In Billefjorden, ice growth was just getting started and most of the ice consisted of a mixture of slush, grease ice, and pancake floes around the interior of the fjord. Since the ice was not thick enough to set foot upon and collect actual cores, slabs were sawed from floating pieces of pancake ice 8-10 cm thick.
In Rijpfjorden, the ice was thicker and composed of larger, packed floes 12-15 cm thick. Instead of sawing slabs of sea ice from pieces floating in the water, three cores were collected from one of the larger floes with a hand-powered Kovacs Ice Coring System (provided by Frank Nilsen).

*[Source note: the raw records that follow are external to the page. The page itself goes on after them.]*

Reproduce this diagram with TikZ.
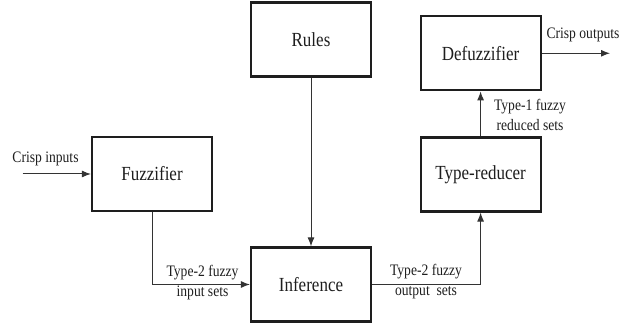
\documentclass[tikz,border=0pt]{standalone}
\usepackage{fontspec}
\setmainfont[FakeStretch=0.85]{Liberation Serif}
\usetikzlibrary{arrows.meta}
\definecolor{ink}{HTML}{1E1E1E}
\definecolor{wire}{HTML}{333333}
\tikzset{
  x=1pt, y=1pt,
  block/.style={draw=ink, line width=2.2pt, minimum width=120pt, minimum height=74pt,
    inner sep=0pt, text=ink, font=\fontsize{20}{22}\selectfont},
  conn/.style={draw=wire, line width=1pt, -{Latex[length=9pt,width=7pt]}},
  lbl/.style={text=ink, inner sep=0pt, align=center, font=\fontsize{16}{20}\selectfont},
}
\begin{document}
\begin{tikzpicture}
\useasboundingbox (0,0) rectangle (621,328);
% processing blocks
\node[block] (rules)  at (311,288.5) {Rules};
\node[block] (defuzz) at (480.6,274.7) {Defuzzifier};
\node[block] (fuzz)   at (152,154) {Fuzzifier};
\node[block] (tred)   at (480.6,153.5) {Type-reducer};
\node[block] (infer)  at (311,43.5) {Inference};
% free ends of the input and output arrows
\coordinate (in)  at (22.6,154);
\coordinate (out) at (610,274.7);
% connectors
\draw[conn] (in) -- (fuzz.west);
\draw[conn] (fuzz.south) |- (infer.west);
\draw[conn] (rules.south) -- (infer.north);
\draw[conn] (infer.east) -| (tred.south);
\draw[conn] (tred.north) -- (defuzz.south);
\draw[conn] (defuzz.east) -- (out);
% labels
\node[lbl] (lin)  at (45.5,169) {Crisp inputs};
\node[lbl] (lout) at (583,293) {Crisp outputs};
\node[lbl] (l2in) at (202.5,45) {Type-2 fuzzy\\input sets};
\node[lbl] (l2out) at (426,46.5) {Type-2 fuzzy\\output\ \ sets};
\node[lbl] (l1) at (530,213) {Type-1 fuzzy\\reduced sets};
\end{tikzpicture}
\end{document}
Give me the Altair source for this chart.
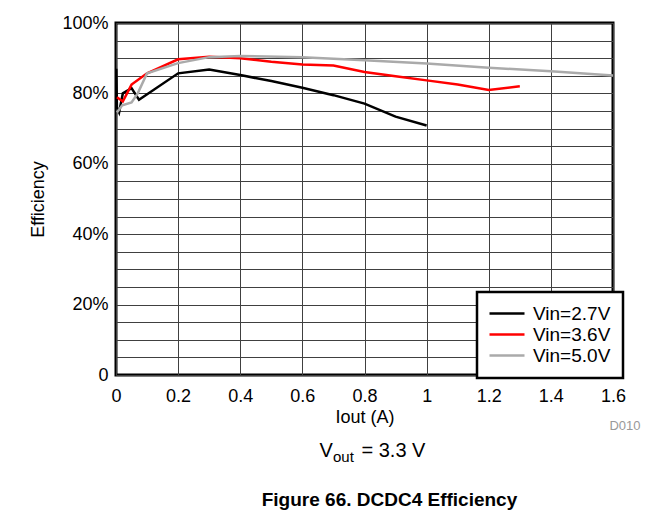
import altair as alt
import pandas as pd

# ---- data ----
iout_27 = [0.001, 0.003, 0.01, 0.022, 0.05, 0.074, 0.2, 0.3, 0.4, 0.5, 0.6, 0.7, 0.8, 0.9, 1.0]
eff_27 = [87.0, 76.0, 74.6, 80.0, 81.5, 78.2, 85.7, 86.8, 85.2, 83.5, 81.6, 79.5, 77.1, 73.4, 70.9]

iout_36 = [0.003, 0.022, 0.05, 0.1, 0.2, 0.3, 0.4, 0.5, 0.6, 0.7, 0.8, 0.9, 1.0, 1.1, 1.2, 1.3]
eff_36 = [78.9, 77.7, 82.5, 85.7, 89.7, 90.4, 90.0, 89.0, 88.2, 87.9, 86.1, 84.9, 83.7, 82.5, 81.0, 82.0]

iout_50 = [0.003, 0.02, 0.05, 0.07, 0.1, 0.2, 0.3, 0.4, 0.6, 0.8, 1.0, 1.2, 1.4, 1.6]
eff_50 = [74.6, 76.6, 77.4, 80.0, 85.7, 88.6, 90.3, 90.6, 90.3, 89.4, 88.5, 87.3, 86.3, 85.1]

series_names = ["Vin=2.7V", "Vin=3.6V", "Vin=5.0V"]
series_colors = ["#000000", "#ff0000", "#aaaaaa"]

x_ticks = [0, 0.2, 0.4, 0.6, 0.8, 1, 1.2, 1.4, 1.6]
y_grid = list(range(0, 101, 5))

frames = []
for name, xs, ys in zip(series_names, [iout_27, iout_36, iout_50], [eff_27, eff_36, eff_50]):
    frames.append(pd.DataFrame({"Iout": xs, "Eff": ys, "Series": name, "idx": range(len(xs))}))
df = pd.concat(frames, ignore_index=True)

FONT = "Liberation Sans"

lines = alt.Chart(df).mark_line(strokeWidth=2.5).encode(
    x=alt.X("Iout:Q",
            scale=alt.Scale(domain=[0, 1.6], nice=False, zero=False),
            axis=alt.Axis(values=x_ticks, format="~g", title="Iout (A)",
                          grid=True, gridColor="#404040", gridWidth=1,
                          ticks=False, domain=False, labelPadding=12,
                          labelFontSize=18, labelColor="#000000",
                          titleFontSize=18, titleFontWeight="normal",
                          titleColor="#000000", titlePadding=3, labelFlush=False)),
    y=alt.Y("Eff:Q",
            scale=alt.Scale(domain=[0, 100], nice=False),
            axis=alt.Axis(values=y_grid,
                          labelExpr="datum.value % 20 == 0 ? (datum.value == 0 ? '0' : datum.value + '%') : ''",
                          title="Efficiency", grid=True, gridColor="#404040", gridWidth=1,
                          ticks=False, domain=False, labelPadding=8,
                          labelFontSize=18, labelColor="#000000",
                          titleFontSize=18, titleFontWeight="normal",
                          titleColor="#000000", titlePadding=14, labelFlush=False)),
    color=alt.Color("Series:N",
                    scale=alt.Scale(domain=series_names, range=series_colors),
                    legend=alt.Legend(title=None, orient="none", legendX=361, legendY=269,
                                      symbolType="M-1.8,0H5.2", symbolSize=100,
                                      symbolStrokeWidth=2.5,
                                      labelFontSize=19, labelColor="#000000", labelOffset=25,
                                      padding=12, rowPadding=1,
                                      fillColor="#ffffff", strokeColor="#000000")),
    order="idx:Q",
)

one = pd.DataFrame({"k": [0]})

top_rule = alt.Chart(one).mark_rule(color="#000000", strokeWidth=1.5).encode(
    x=alt.value(-116), x2=alt.value(547), y=alt.value(-16))

t_V = alt.Chart(one).mark_text(text="V", align="left", baseline="alphabetic",
                               fontSize=20, font=FONT, color="#000000").encode(
    x=alt.value(203.5), y=alt.value(434))
t_out = alt.Chart(one).mark_text(text="out", align="left", baseline="alphabetic",
                                 fontSize=15, font=FONT, color="#000000").encode(
    x=alt.value(217), y=alt.value(439))
t_eq = alt.Chart(one).mark_text(text="= 3.3 V", align="left", baseline="alphabetic",
                                fontSize=20, font=FONT, color="#000000").encode(
    x=alt.value(245.5), y=alt.value(434))
t_d010 = alt.Chart(one).mark_text(text="D010", align="center", baseline="middle",
                                  fontSize=13, font=FONT, color="#999999").encode(
    x=alt.value(509), y=alt.value(403))
t_fig = alt.Chart(one).mark_text(text="Figure 66. DCDC4 Efficiency", align="center",
                                 baseline="alphabetic", fontSize=19, fontWeight="bold",
                                 font=FONT, color="#000000").encode(
    x=alt.value(273.5), y=alt.value(483))

chart = alt.layer(lines, top_rule, t_V, t_out, t_eq, t_d010, t_fig).properties(
    width=497, height=352,
    autosize=alt.AutoSizeParams(type="none"),
    padding={"left": 108, "top": 15, "right": 42, "bottom": 140},
    background="#ffffff",
).configure(font=FONT).configure_view(
    stroke="#000000", strokeWidth=3
).configure_legend(strokeWidth=2.5)

chart.save("out.html", embed_options={"renderer": "svg", "actions": False})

Alkire is a visiting researcher to UNIS, working as part of the U.S.-Norway Fulbright Scholar Program. He will be at UNIS until early May, participating in cruises and excursions around the fjords of West Spitsbergen in search of sea ice. He hopes to study the chemistry of the ice in order to help track meltwater from surrounding glaciers as air and seawater temperatures continue to increase around West Spitsbergen. The basic concept works like this: glacial meltwater enters the fjords in summer and forms a plume of fresh water over the surface of the fjords. This freshwater is mixed deeper into the water column as autumn and winter winds blow over Svalbard. However, as sea ice forms over the fjords, a record of the fjord’s chemistry is partially preserved in the ice matrix. Alkire hopes to use this record as a marker for the influence of glacial melt. He hopes to collect additional sea ice and surface water samples in Billefjorden and Templefjorden as winter progresses and the sea ice becomes thicker (hopefully).